#### AIM
Retype only what runs from the first line of the listing to the line holding "const NARROW = 0.82;", both included. Do not retype the pictures.
---------- GIVEN INFORMATION
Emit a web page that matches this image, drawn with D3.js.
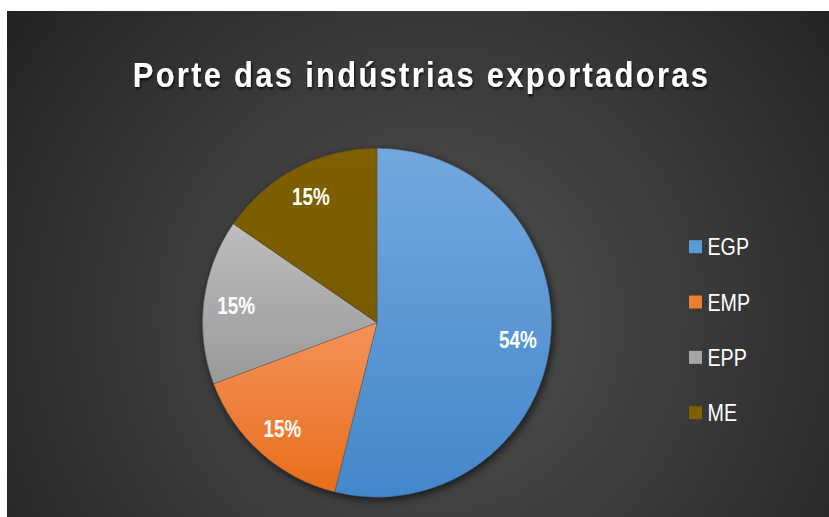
<!DOCTYPE html>
<html><head><meta charset="utf-8">
<script src="https://cdn.jsdelivr.net/npm/d3@7/dist/d3.min.js"></script>
<style>html,body{margin:0;padding:0;background:#fff;overflow:hidden}</style>
</head><body>
<svg id="c" width="829" height="517"></svg>
<script>
const title = "Porte das indústrias exportadoras";
const categories = ["EGP", "EMP", "EPP", "ME"];
const values = [53.9, 15.4, 15.3, 15.4];
const colors = ["#5b9bd5", "#ed7d31", "#a5a5a5", "#7f6000"];
const gradTop = ["#73a8de", "#f4925a", "#bdbdbd", "#7f6000"];
const gradBottom = ["#4387cb", "#e86e1b", "#999999", "#785a00"];

const FONT = "'Liberation Sans', Arial, sans-serif";
const NARROW = 0.82;

const svg = d3.select("#c");
const defs = svg.append("defs");
const bg = defs.append("radialGradient").attr("id", "bg")
  .attr("gradientUnits", "userSpaceOnUse").attr("cx", 430).attr("cy", 320).attr("r", 520);
bg.append("stop").attr("offset", 0).attr("stop-color", "#535353");
bg.append("stop").attr("offset", 1).attr("stop-color", "#232323");

categories.forEach((c, i) => {
  const g = defs.append("linearGradient").attr("id", "g" + i)
    .attr("x1", 0).attr("y1", 0).attr("x2", 0).attr("y2", 1);
  g.append("stop").attr("offset", 0).attr("stop-color", gradTop[i]);
  g.append("stop").attr("offset", 1).attr("stop-color", gradBottom[i]);
});

const sh = defs.append("filter").attr("id", "pieShadow").attr("x", "-20%").attr("y", "-20%").attr("width", "140%").attr("height", "140%");
sh.append("feDropShadow").attr("dx", 2).attr("dy", 3).attr("stdDeviation", 4)
  .attr("flood-color", "#000").attr("flood-opacity", 0.65);
const ts = defs.append("filter").attr("id", "txtShadow").attr("x", "-10%").attr("y", "-30%").attr("width", "120%").attr("height", "160%");
ts.append("feDropShadow").attr("dx", 1).attr("dy", 2).attr("stdDeviation", 1.5)
  .attr("flood-color", "#000").attr("flood-opacity", 0.8);

svg.append("rect").attr("x", 7).attr("y", 11).attr("width", 822).attr("height", 506).attr("fill", "url(#bg)");

// Title
const TSCALE = 0.86, tLeft = 132.7, tRight = 708;
const tg = svg.append("g").attr("transform", `translate(${tLeft},87) scale(${TSCALE},1)`);
const t = tg.append("text").attr("x", 0).attr("y", 0)
  .attr("font-family", FONT).attr("font-weight", "bold")
  .attr("font-size", 36).attr("fill", "#fff").attr("filter", "url(#txtShadow)").text(title);
const natural = t.node().getComputedTextLength();
const spacing = ((tRight - tLeft) / TSCALE - natural) / (title.length - 1);
t.attr("letter-spacing", spacing);

// Pie
const cx = 377, cy = 322.7, R = 174.5;
const pie = d3.pie().sort(null).value(d => d);
const arcs = pie(values);
const arc = d3.arc().innerRadius(0).outerRadius(R);
const labelArc = d3.arc().innerRadius(142).outerRadius(142);
const pg = svg.append("g").attr("transform", `translate(${cx},${cy})`);
const sg = pg.append("g").attr("filter", "url(#pieShadow)");
sg.selectAll("path").data(arcs).join("path")
  .attr("d", arc).attr("fill", (d, i) => `url(#g${i})`)
  .attr("stroke", "rgba(60,60,60,0.5)").attr("stroke-width", 0.6);

pg.selectAll("g.lbl").data(arcs).join("g").attr("class", "lbl")
  .attr("transform", d => `translate(${labelArc.centroid(d)}) scale(${NARROW},1)`)
  .append("text")
  .attr("text-anchor", "middle").attr("dy", "0.36em")
  .attr("font-family", FONT)
  .attr("font-weight", "bold").attr("font-size", 23).attr("fill", "#fff")
  .text(d => Math.round(d.value) + "%");

// Legend
const ly = d3.scalePoint().domain(categories).range([246.7, 412.7]);
const lg = svg.append("g");
const items = lg.selectAll("g").data(categories).join("g")
  .attr("transform", d => `translate(689,${ly(d)})`);
items.append("rect").attr("x", 0).attr("y", -6.5).attr("width", 13).attr("height", 13)
  .attr("fill", (d, i) => colors[i]);
items.append("g").attr("transform", `translate(18.5,8.6) scale(${NARROW},1)`)
  .append("text").attr("x", 0).attr("y", 0)
  .attr("font-family", FONT)
  .attr("font-size", 24).attr("fill", "#fff").text(d => d);
</script>
</body></html>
--------------------
#### FULL ANSWER
Emit a web page that matches this image, drawn with D3.js.
<!DOCTYPE html>
<html><head><meta charset="utf-8">
<script src="https://cdn.jsdelivr.net/npm/d3@7/dist/d3.min.js"></script>
<style>html,body{margin:0;padding:0;background:#fff;overflow:hidden}</style>
</head><body>
<svg id="c" width="829" height="517"></svg>
<script>
const title = "Porte das indústrias exportadoras";
const categories = ["EGP", "EMP", "EPP", "ME"];
const values = [53.9, 15.4, 15.3, 15.4];
const colors = ["#5b9bd5", "#ed7d31", "#a5a5a5", "#7f6000"];
const gradTop = ["#73a8de", "#f4925a", "#bdbdbd", "#7f6000"];
const gradBottom = ["#4387cb", "#e86e1b", "#999999", "#785a00"];

const FONT = "'Liberation Sans', Arial, sans-serif";
const NARROW = 0.82;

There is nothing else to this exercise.